--- Begin ---

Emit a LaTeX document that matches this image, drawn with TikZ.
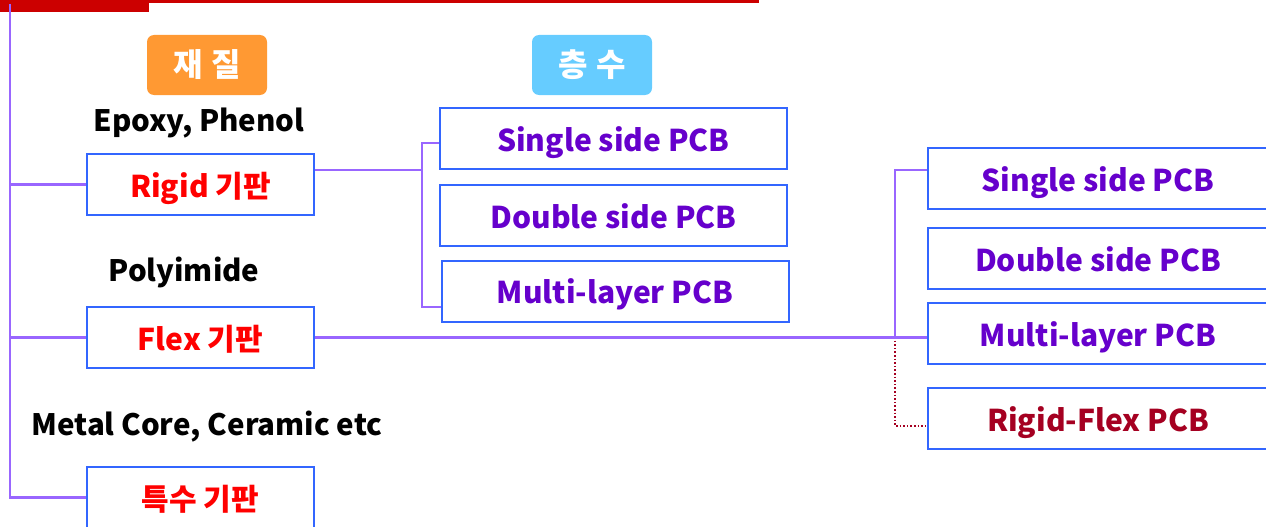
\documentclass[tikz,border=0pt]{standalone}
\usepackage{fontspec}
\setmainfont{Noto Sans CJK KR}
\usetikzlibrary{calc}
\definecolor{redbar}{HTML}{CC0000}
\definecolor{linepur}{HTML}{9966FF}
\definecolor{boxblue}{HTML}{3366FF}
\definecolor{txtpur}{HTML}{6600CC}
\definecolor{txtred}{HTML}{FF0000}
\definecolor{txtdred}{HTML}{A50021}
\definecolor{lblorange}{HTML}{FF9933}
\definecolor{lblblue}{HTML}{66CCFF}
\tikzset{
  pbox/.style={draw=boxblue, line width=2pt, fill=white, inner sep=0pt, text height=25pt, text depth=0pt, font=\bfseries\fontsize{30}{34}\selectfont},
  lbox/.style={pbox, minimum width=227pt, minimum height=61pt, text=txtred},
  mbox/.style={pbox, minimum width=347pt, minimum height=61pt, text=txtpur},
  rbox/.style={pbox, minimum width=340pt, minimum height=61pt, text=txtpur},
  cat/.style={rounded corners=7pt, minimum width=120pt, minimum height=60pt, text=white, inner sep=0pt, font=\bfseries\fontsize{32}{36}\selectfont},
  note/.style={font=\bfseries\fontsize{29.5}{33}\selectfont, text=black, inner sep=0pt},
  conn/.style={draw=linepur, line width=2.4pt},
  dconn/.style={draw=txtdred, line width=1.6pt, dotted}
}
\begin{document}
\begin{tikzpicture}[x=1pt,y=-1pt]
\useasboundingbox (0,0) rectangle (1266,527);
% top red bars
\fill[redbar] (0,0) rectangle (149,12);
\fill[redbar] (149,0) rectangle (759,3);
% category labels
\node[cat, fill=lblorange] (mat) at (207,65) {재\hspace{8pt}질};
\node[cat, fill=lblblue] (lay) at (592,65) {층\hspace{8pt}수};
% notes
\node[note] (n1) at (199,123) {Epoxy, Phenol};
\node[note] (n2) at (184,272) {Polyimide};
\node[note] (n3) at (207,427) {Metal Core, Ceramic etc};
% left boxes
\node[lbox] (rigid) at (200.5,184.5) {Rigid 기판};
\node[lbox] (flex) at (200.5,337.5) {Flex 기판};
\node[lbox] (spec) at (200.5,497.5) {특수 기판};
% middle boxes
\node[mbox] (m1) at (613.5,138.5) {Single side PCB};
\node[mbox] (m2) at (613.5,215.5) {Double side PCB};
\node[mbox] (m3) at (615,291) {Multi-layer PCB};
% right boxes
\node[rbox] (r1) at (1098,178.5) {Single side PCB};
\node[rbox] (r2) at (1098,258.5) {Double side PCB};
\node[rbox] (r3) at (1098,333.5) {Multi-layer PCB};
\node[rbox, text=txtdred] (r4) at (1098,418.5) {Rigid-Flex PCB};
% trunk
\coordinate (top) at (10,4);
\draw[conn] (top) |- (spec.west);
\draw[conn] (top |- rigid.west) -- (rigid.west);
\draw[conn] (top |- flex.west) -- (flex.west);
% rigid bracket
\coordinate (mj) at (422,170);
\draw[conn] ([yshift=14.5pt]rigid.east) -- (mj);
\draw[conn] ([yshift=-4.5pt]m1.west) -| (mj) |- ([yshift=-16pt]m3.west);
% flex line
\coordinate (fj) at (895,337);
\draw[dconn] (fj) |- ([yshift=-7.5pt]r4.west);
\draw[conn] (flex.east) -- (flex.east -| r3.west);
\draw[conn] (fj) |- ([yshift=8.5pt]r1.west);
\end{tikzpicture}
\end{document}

--- End ---

- _WHAT TO WORK ON_
Leave out all pictures, then copy the remaining material exactly.

- _SOLUTION TO THE EXERCISE_
Emit a LaTeX document that matches this image, drawn with TikZ.
\documentclass[tikz,border=0pt]{standalone}
\usepackage{fontspec}
\setmainfont{Noto Sans CJK KR}
\usetikzlibrary{calc}
\definecolor{redbar}{HTML}{CC0000}
\definecolor{linepur}{HTML}{9966FF}
\definecolor{boxblue}{HTML}{3366FF}
\definecolor{txtpur}{HTML}{6600CC}
\definecolor{txtred}{HTML}{FF0000}
\definecolor{txtdred}{HTML}{A50021}
\definecolor{lblorange}{HTML}{FF9933}
\definecolor{lblblue}{HTML}{66CCFF}
\tikzset{
  pbox/.style={draw=boxblue, line width=2pt, fill=white, inner sep=0pt, text height=25pt, text depth=0pt, font=\bfseries\fontsize{30}{34}\selectfont},
  lbox/.style={pbox, minimum width=227pt, minimum height=61pt, text=txtred},
  mbox/.style={pbox, minimum width=347pt, minimum height=61pt, text=txtpur},
  rbox/.style={pbox, minimum width=340pt, minimum height=61pt, text=txtpur},
  cat/.style={rounded corners=7pt, minimum width=120pt, minimum height=60pt, text=white, inner sep=0pt, font=\bfseries\fontsize{32}{36}\selectfont},
  note/.style={font=\bfseries\fontsize{29.5}{33}\selectfont, text=black, inner sep=0pt},
  conn/.style={draw=linepur, line width=2.4pt},
  dconn/.style={draw=txtdred, line width=1.6pt, dotted}
}
\begin{document}
\begin{tikzpicture}[x=1pt,y=-1pt]
\useasboundingbox (0,0) rectangle (1266,527);
% top red bars
\fill[redbar] (0,0) rectangle (149,12);
\fill[redbar] (149,0) rectangle (759,3);
% category labels
\node[cat, fill=lblorange] (mat) at (207,65) {재\hspace{8pt}질};
\node[cat, fill=lblblue] (lay) at (592,65) {층\hspace{8pt}수};
% notes
\node[note] (n1) at (199,123) {Epoxy, Phenol};
\node[note] (n2) at (184,272) {Polyimide};
\node[note] (n3) at (207,427) {Metal Core, Ceramic etc};
% left boxes
\node[lbox] (rigid) at (200.5,184.5) {Rigid 기판};
\node[lbox] (flex) at (200.5,337.5) {Flex 기판};
\node[lbox] (spec) at (200.5,497.5) {특수 기판};
% middle boxes
\node[mbox] (m1) at (613.5,138.5) {Single side PCB};
\node[mbox] (m2) at (613.5,215.5) {Double side PCB};
\node[mbox] (m3) at (615,291) {Multi-layer PCB};
% right boxes
\node[rbox] (r1) at (1098,178.5) {Single side PCB};
\node[rbox] (r2) at (1098,258.5) {Double side PCB};
\node[rbox] (r3) at (1098,333.5) {Multi-layer PCB};
\node[rbox, text=txtdred] (r4) at (1098,418.5) {Rigid-Flex PCB};
% trunk
\coordinate (top) at (10,4);
\draw[conn] (top) |- (spec.west);
\draw[conn] (top |- rigid.west) -- (rigid.west);
\draw[conn] (top |- flex.west) -- (flex.west);
% rigid bracket
\coordinate (mj) at (422,170);
\draw[conn] ([yshift=14.5pt]rigid.east) -- (mj);
\draw[conn] ([yshift=-4.5pt]m1.west) -| (mj) |- ([yshift=-16pt]m3.west);
% flex line
\coordinate (fj) at (895,337);
\draw[dconn] (fj) |- ([yshift=-7.5pt]r4.west);
\draw[conn] (flex.east) -- (flex.east -| r3.west);
\draw[conn] (fj) |- ([yshift=8.5pt]r1.west);
\end{tikzpicture}
\end{document}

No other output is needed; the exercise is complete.